Incident/Occurrence reports & Documentation...

Specialties Legal

Published

I have a question about Incident/Occurrence reports and documentation...

When I was in nursing school (graduated 2000), we were told never to write 'Incident form completed' in our charting. The rationale for this I was told was that incident/occurrence forms is solely for hospital/risk management use, not for the purposes of potential/future liability. Having said that, we had an inservice where I used to work at where one of the attorneys from the legal department came in to talk to us about depostions. When this issue was asked, her response was to chart that the incident form was completed because attorneys know all about incident forms and so if any were written pertaining to an incident, the form(s) will be found out anyway.

Fast forward to today...I just finished day one of new hire hospital orientation at my new workplace. Someone from Risk Management came in to give their presentation and she reiterated what I suspect what they're still teaching in nursing school...not to write 'Incident form completed' when charting. Her rationale was the same as what I was told back in school.

To my legal nursing clinicians...what's your take on this? what would you advise?

Specializes in Maternal - Child Health.

I believe it is inadvisable to make mention of an incident report in the patient's chart. Incident reports are intended for use by hospital personnel and the hospital's legal team. They are written up for many incidents that do not lead to lawsuits. But imagine if a patient were to request a copy of his/her records for some other puropse only to see the notation "Incident report completed." That would be an invitation for a patient to consider legal action for something that may otherwise not have raised any red flags.

Also, when a lawsuit is filed, the plaintiff's attorney will file discovery motions to obtain any and all records pertaining to the incident in question. At that time, the attorney is free to request (and receive) a copy of any incident reports. It is my way of thinking that we should let the plaintiff's attorney do his/her job and request the paperwork, rather than handing it to him or her on a silver platter by broadcasting in the patient record that an incident report exists.

I believe it is inadvisable to make mention of an incident report in the patient's chart. Incident reports are intended for use by hospital personnel and the hospital's legal team. They are written up for many incidents that do not lead to lawsuits. But imagine if a patient were to request a copy of his/her records for some other puropse only to see the notation "Incident report completed." That would be an invitation for a patient to consider legal action for something that may otherwise not have raised any red flags.

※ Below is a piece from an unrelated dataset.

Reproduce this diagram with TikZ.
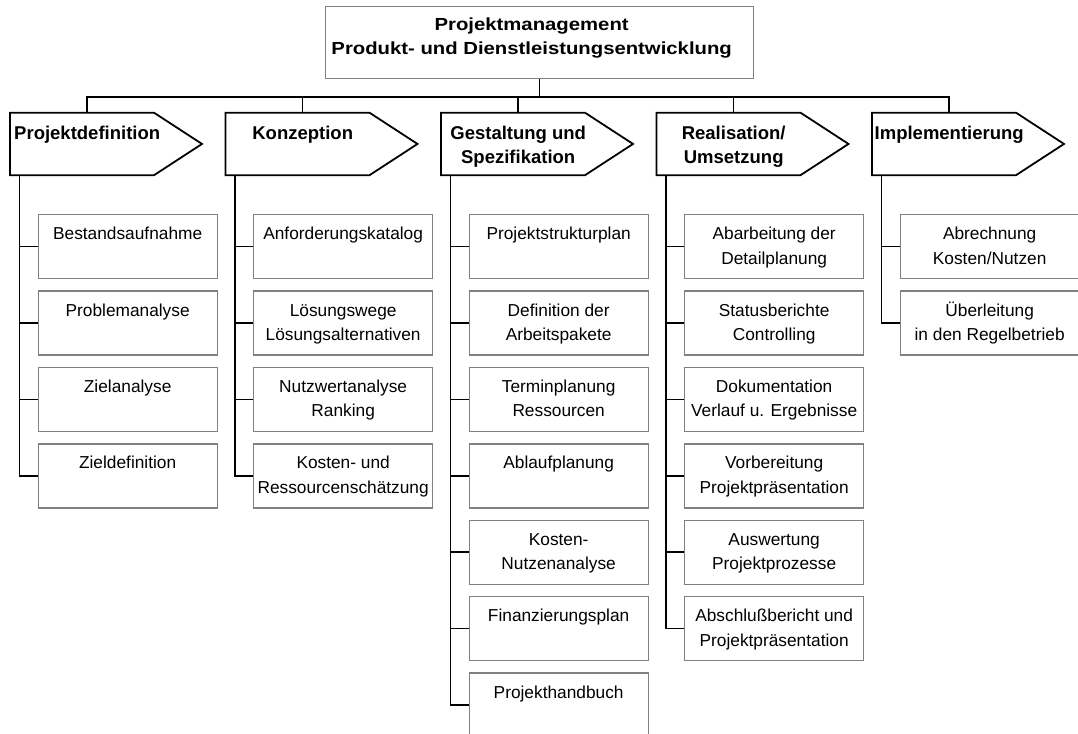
\documentclass[tikz,border=0pt]{standalone}
\usepackage{fontspec}
\setmainfont{Liberation Sans}
\newfontfamily\titlefont[FakeStretch=1.16]{Liberation Sans}
\usepackage{xcolor}
\usepackage{tikz}
\usetikzlibrary{calc}
\definecolor{boxgray}{RGB}{128,128,128}
\newcommand{\itemtext}[1]{\parbox[t][64pt][t]{179pt}{\centering\rule{0pt}{25pt}#1}}
\newcommand{\phasetext}[1]{\parbox[t][62.5pt][t]{154pt}{\centering\rule{0pt}{26.3pt}#1}}

\begin{document}
\begin{tikzpicture}[x=1pt,y=-1pt,
  item/.style={draw=boxgray,line width=1.3pt,inner sep=0pt,anchor=north west,font=\fontsize{17.3}{24.5}\selectfont},
  phase/.style={inner sep=0pt,anchor=north west,font=\bfseries\fontsize{18.5}{24}\selectfont},
  conn/.style={line width=1.6pt}]
\useasboundingbox (0,0) rectangle (1078,733);

% Title box
\node[draw=boxgray,line width=1.3pt,inner sep=0pt,anchor=north west,font=\titlefont\bfseries\fontsize{17.5}{23.5}\selectfont] (pm) at (325,6)
  {\parbox[t][72pt][t]{412pt}{\centering\rule{0pt}{24pt}Projektmanagement\\Produkt- und Dienstleistungsentwicklung}\hspace*{16pt}};

% Phase arrows
\foreach \t [count=\i] in {Projektdefinition, Konzeption, {Gestaltung und\\Spezifikation}, {Realisation/\\Umsetzung}, Implementierung} {
  \node[phase] (ph\i) at ({10+215.5*(\i-1)},112.7) {\phasetext{\t}};
  \draw[line width=1.8pt] (ph\i.north west) -- ++(144,0) -- ++(48,31.25) -- ++(-48,31.25) -- ++(-144,0) -- cycle;
  \coordinate (t\i) at ($(ph\i.north west)+(77,0)$);
  \coordinate (s\i) at ($(ph\i.south west)+(9.5,0)$);
}

% Bus from title to phases
\draw[conn] (pm.south) -- ++(0,17.7) coordinate (bus);
\foreach \i in {1,...,5} \draw[conn] (t\i) |- (bus);

% Tasks per phase
\foreach \t [count=\j] in {Bestandsaufnahme, Problemanalyse, Zielanalyse, Zieldefinition}
  \node[item] (b1-\j) at (37.5,{137.6+76.4*\j}) {\itemtext{\t}};
\foreach \t [count=\j] in {Anforderungskatalog, {Lösungswege\\Lösungsalternativen}, {Nutzwertanalyse\\Ranking}, {Kosten- und\\Ressourcenschätzung}}
  \node[item] (b2-\j) at (253,{137.6+76.4*\j}) {\itemtext{\t}};
\foreach \t [count=\j] in {Projektstrukturplan, {Definition der\\Arbeitspakete}, {Terminplanung\\Ressourcen}, Ablaufplanung, {Kosten-\\Nutzenanalyse}, Finanzierungsplan, Projekthandbuch}
  \node[item] (b3-\j) at (468.5,{137.6+76.4*\j}) {\itemtext{\t}};
\foreach \t [count=\j] in {{Abarbeitung der\\Detailplanung}, {Statusberichte\\Controlling}, {Dokumentation\\Verlauf u. Ergebnisse}, {Vorbereitung\\Projektpräsentation}, {Auswertung\\Projektprozesse}, {Abschlußbericht und\\Projektpräsentation}}
  \node[item] (b4-\j) at (684,{137.6+76.4*\j}) {\itemtext{\t}};
\foreach \t [count=\j] in {{Abrechnung\\Kosten/Nutzen}, {Überleitung\\in den Regelbetrieb}}
  \node[item] (b5-\j) at (899.5,{137.6+76.4*\j}) {\itemtext{\t}};

% Connectors to tasks
\foreach \j in {1,...,4} \draw[conn] (s1) |- (b1-\j.west);
\foreach \j in {1,...,4} \draw[conn] (s2) |- (b2-\j.west);
\foreach \j in {1,...,7} \draw[conn] (s3) |- (b3-\j.west);
\foreach \j in {1,...,6} \draw[conn] (s4) |- (b4-\j.west);
\foreach \j in {1,2} \draw[conn] (s5) |- (b5-\j.west);
\end{tikzpicture}
\end{document}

Also, when a lawsuit is filed, the plaintiff's attorney will file discovery motions to obtain any and all records pertaining to the incident in question. At that time, the attorney is free to request (and receive) a copy of any incident reports. It is my way of thinking that we should let the plaintiff's attorney do his/her job and request the paperwork, rather than handing it to him or her on a silver platter by broadcasting in the patient record that an incident report exists.

Thank you Jolie, I've never heard it explained it that way before, that makes total sense to me now

What you learned in nursing school is correct. You should never mention the incident report in the patient's chart. They are protected by QA laws and considered attorney-client privileged information - between you and the risk management department. By mentioning them in the patient's chart you make them a part of the medical record and run a higher risk of making them discoverable information.

The attorney is correct in stating that all attorneys know about these and will ask for them in discovery. Any good attorney for your side will fight to keep these from being discoverable. On rare occasion, I have seen a judge allow parts of an incident report to be given to the other side. The judge will block out the parts that he feels is protected information.